Lloyd Elkins, Sr., is known as the “father of hydraulic fracturing.” He held 14 patents. A 1934 Mines graduate with a professional degree in petroleum engineering, Elkins worked his way up the ranks of the Pan American Petroleum Corporation from roustabout to production research director over 32 years. He was president of the Society of Petroleum Engineers and the American Institute of Mining, Metallurgy and Petroleum Engineers and received the AIME Anthony F. Lucas Gold Medal in 1966. Elkins was awarded the Mines Distinguished Service Medal in 1961 and the Coolbaugh Memorial Award in 1990. He died in 2004.
Dennis E. Gregg developed an integrated project management protocol that became industry standard. Gregg graduated from Mines in 1950 with a professional degree in petroleum engineering. He spent 43 years with Conoco, where he led Conoco’s multi-billion-dollar integrated deepwater development efforts. Gregg was president of the Society of Professional Engineers and board chairman of the Offshore Technology Conference. He received multiple distinguished awards, including Mines’ Distinguished Achievement Medal in 1994.
Hugh E. Harvey, Jr., is known for applying horizontal drilling techniques to potash extraction. Harvey, who earned a bachelor’s degree in mining in 1974 and a master’s degree in petroleum engineering in 1980, is one of Mines’ most significant contributors. In 2009, the Hugh and Michelle Harvey Family Foundation founded the Harvey Scholars Program, which provides full tuition and fees plus study abroad, making 150 awards through 2022. He is a member of the Mines Foundation Board of Governors and received a Distinguished Achievement Medal from the school in 2011.
Theodore “Ted” W. Nelson was a distinguished leader in the oil and gas industry known for being part of teams that discovered one of the world’s largest gas fields and another that developed the Houdry and TCC catalytic cracking process.

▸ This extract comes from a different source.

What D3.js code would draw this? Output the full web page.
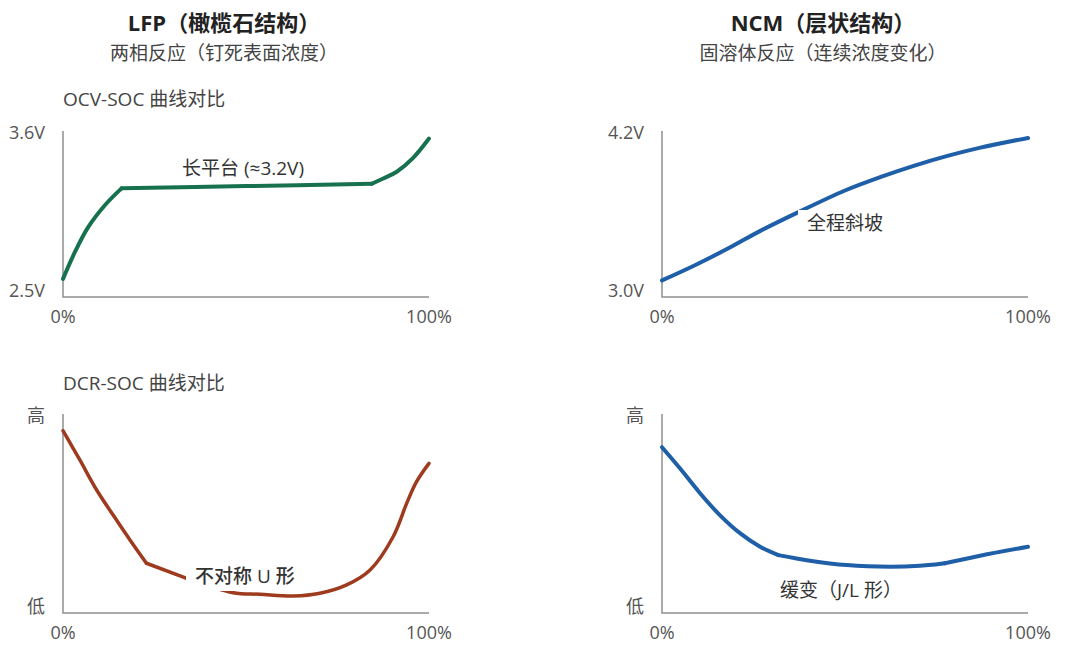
<!DOCTYPE html>
<html>
<head>
<meta charset="utf-8">
<script src="https://cdn.jsdelivr.net/npm/d3@7"></script>
<style>
  body { margin: 0; background: #ffffff; }
  text { font-family: "Open Sans", "Noto Sans CJK SC", sans-serif; }
</style>
</head>
<body>
<script>
// ---- data ----
// LFP OCV-SOC (SOC %, volts)
var lfpOcvSoc  = [0, 3.3, 6.8, 11.5, 16, 50, 84.3, 87.5, 91.2, 95.6, 100];
var lfpOcvVolt = [2.62, 2.80, 2.96, 3.11, 3.22, 3.235, 3.25, 3.285, 3.33, 3.42, 3.55];

// NCM OCV-SOC
var ncmOcvSoc  = [0, 9, 18, 27, 37, 50, 60, 69, 78, 87, 100];
var ncmOcvVolt = [3.12, 3.23, 3.35, 3.48, 3.61, 3.77, 3.87, 3.95, 4.02, 4.08, 4.15];

// LFP DCR-SOC (relative, 0 = low, 100 = high)
var lfpDcrSoc = [0, 4.6, 9.2, 13.7, 18.3, 22.8, 33.8, 46.5, 53.8, 63, 70.2, 77.5, 83.9, 90.2, 93.9, 96.6, 100];
var lfpDcrVal = [91.6, 76.9, 61.8, 49.2, 36.7, 25.0, 17.4, 10.2, 9.4, 8.5, 9.9, 14.1, 21.6, 38.3, 55.1, 66, 75.2];

// NCM DCR-SOC
var ncmDcrSoc = [0, 4.9, 10.4, 15.8, 21.3, 26.8, 31.8, 40.4, 50.5, 62.3, 70.5, 77.3, 86.9, 100];
var ncmDcrVal = [83.3, 72.7, 60.2, 49.2, 40.1, 33.3, 29.1, 26.3, 24.1, 23.3, 23.8, 25.0, 28.8, 33.3];

// tick labels
var socTicks = ["0%", "100%"];
var lfpOcvTicks = ["2.5V", "3.6V"];
var ncmOcvTicks = ["3.0V", "4.2V"];
var dcrTicks = ["低", "高"];

var titles = ["LFP（橄榄石结构）", "NCM（层状结构）"];
var subtitles = ["两相反应（钉死表面浓度）", "固溶体反应（连续浓度变化）"];
var sectionTitles = ["OCV-SOC 曲线对比", "DCR-SOC 曲线对比"];

var w = 1080;
var h = 670;
var svg;

drawContent();
function drawContent(){
    svg = d3.select("body")
        .append("svg")
        .attr("width", w)
        .attr("height", h);

    svg.append("rect")
        .attr("width", w)
        .attr("height", h)
        .attr("fill", "#ffffff");

    //-----titles------
    [224, 823].forEach(function(cx, i){
        svg.append("text")
            .text(titles[i])
            .attr("x", cx)
            .attr("y", 31)
            .attr("text-anchor", "middle")
            .attr("font-size", 22)
            .attr("font-weight", "bold")
            .attr("fill", "#222222");

        svg.append("text")
            .text(subtitles[i])
            .attr("x", cx)
            .attr("y", 60)
            .attr("text-anchor", "middle")
            .attr("font-size", 19)
            .attr("fill", "#444444");
    });

    svg.append("text")
        .text(sectionTitles[0])
        .attr("x", 63)
        .attr("y", 106)
        .attr("font-size", 19)
        .attr("fill", "#444444");

    svg.append("text")
        .text(sectionTitles[1])
        .attr("x", 63)
        .attr("y", 390)
        .attr("font-size", 19)
        .attr("fill", "#444444");

    //-----panels------
    // kinks: indices where the drawn curve has a sharp corner
    drawPanel({x0: 63, x1: 429, top: 131, bottom: 297, domain: [2.5, 3.6],
        soc: lfpOcvSoc, val: lfpOcvVolt, ticks: lfpOcvTicks, kinks: [4, 6],
        color: "#17714f", width: 4,
        label: "长平台 (≈3.2V)", lx: 182, ly: 175, box: false});

    drawPanel({x0: 662, x1: 1028, top: 131, bottom: 297, domain: [3.0, 4.2],
        soc: ncmOcvSoc, val: ncmOcvVolt, ticks: ncmOcvTicks, kinks: [],
        color: "#1e5fa8", width: 4,
        label: "全程斜坡", lx: 807, ly: 230, box: true});

    drawPanel({x0: 63, x1: 429, top: 414, bottom: 613, domain: [0, 100],
        soc: lfpDcrSoc, val: lfpDcrVal, ticks: dcrTicks, kinks: [5, 6],
        color: "#9e3a1e", width: 3.5,
        label: "不对称 U 形", lx: 195, ly: 583, box: true, weight: 500});

    drawPanel({x0: 662, x1: 1028, top: 414, bottom: 613, domain: [0, 100],
        soc: ncmDcrSoc, val: ncmDcrVal, ticks: dcrTicks, kinks: [6, 11],
        color: "#1e5fa8", width: 4,
        label: "缓变（J/L 形）", lx: 780, ly: 597, box: true});
}

function drawPanel(p){
    var x = d3.scaleLinear().domain([0, 100]).range([p.x0, p.x1]);
    var y = d3.scaleLinear().domain(p.domain).range([p.bottom, p.top]);

    // axis lines
    svg.append("path")
        .attr("d", "M" + x(0) + "," + y(p.domain[1]) + "V" + y(p.domain[0]) + "H" + x(100))
        .attr("fill", "none")
        .attr("stroke", "#8f8f8f")
        .attr("stroke-width", 1.5);

    // y labels (bottom / top)
    svg.append("text")
        .text(p.ticks[0])
        .attr("x", x(0) - 18)
        .attr("y", y(p.domain[0]))
        .attr("text-anchor", "end")
        .attr("font-size", 18)
        .attr("fill", "#555555");

    svg.append("text")
        .text(p.ticks[1])
        .attr("x", x(0) - 18)
        .attr("y", y(p.domain[1]) + 8)
        .attr("text-anchor", "end")
        .attr("font-size", 18)
        .attr("fill", "#555555");

    // x labels
    [0, 100].forEach(function(v, i){
        svg.append("text")
            .text(socTicks[i])
            .attr("x", x(v))
            .attr("y", y(p.domain[0]) + 26)
            .attr("text-anchor", "middle")
            .attr("font-size", 18)
            .attr("fill", "#555555");
    });

    var pts = p.soc.map(function(s, i){ return [s, p.val[i]]; });
    var line = d3.line()
        .x(function(d){ return x(d[0]); })
        .y(function(d){ return y(d[1]); })
        .curve(d3.curveCatmullRom.alpha(0.5));

    // split at the kinks so the corners stay sharp
    var cuts = [0].concat(p.kinks, [pts.length - 1]);
    var curve = svg.append("g")
        .attr("fill", "none")
        .attr("stroke", p.color)
        .attr("stroke-width", p.width)
        .attr("stroke-linecap", "round");
    for (var k = 0; k < cuts.length - 1; k++) {
        curve.append("path")
            .datum(pts.slice(cuts[k], cuts[k + 1] + 1))
            .attr("d", line);
    }

    // annotation (white box knocks out the curve behind it)
    var g = svg.append("g");
    var t = g.append("text")
        .text(p.label)
        .attr("x", p.lx)
        .attr("y", p.ly)
        .attr("font-size", 19)
        .attr("font-weight", p.weight || "normal")
        .attr("fill", "#333333");
    if (p.box) {
        var bb = t.node().getBBox();
        g.insert("rect", "text")
            .attr("x", bb.x - 9)
            .attr("y", bb.y)
            .attr("width", bb.width + 16)
            .attr("height", bb.height + 2)
            .attr("fill", "#ffffff");
    }
}
</script>
</body>
</html>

He graduated from Mines in 1934 with a professional degree in petroleum engineering, then enjoyed a long career at Mobil Oil Corporation, retiring in 1977. Upon his retirement Mobil named a geophysical ship after him. Nelson received a Mines Medal in 1964 and also served on Mines’ Board of Trustees. He died in 2011.
Ralph J. Schilthuis was a thought leader in applying production research and engineering principles to problems of industrial management. After graduating from Mines in 1930 with a professional degree in petroleum engineering, Schilthuis launched a 34-year career with Humble Oil, interrupted by four years of service at the Office of Petroleum in Washington, D.C. during World War II. He received several awards, including the Society of Professional Engineers John Franklin Carll Award, the Alfred Noble Prize, and the Mines Distinguished Achievement Medal. He was a lifetime university donor. He died in 1964.
Russell H. Volk pioneered petroleum exploration and development in the Denver-Julesburg basin. Volk was considered one of the greatest student-athletes in Mines history, earning 15 varsity letters in football, wrestling, boxing, basketball and baseball. A 1926 graduate as an “engineer of mines,” Volk was an instructor while earning his master’s in mining engineering. After graduation, he and other faculty formed the Plains Exploration Company, and he was president and CEO. Volk was deeply involved at Mines, serving on the boards of the University and Foundation and as president of the Alumni Board. Volk was inducted into Colorado Sports Hall of Fame in 1977 and Mines Athletics Hall of Fame in 1997. In 1974, the campus gymnasium was renamed in his honor. Volk died in 1973.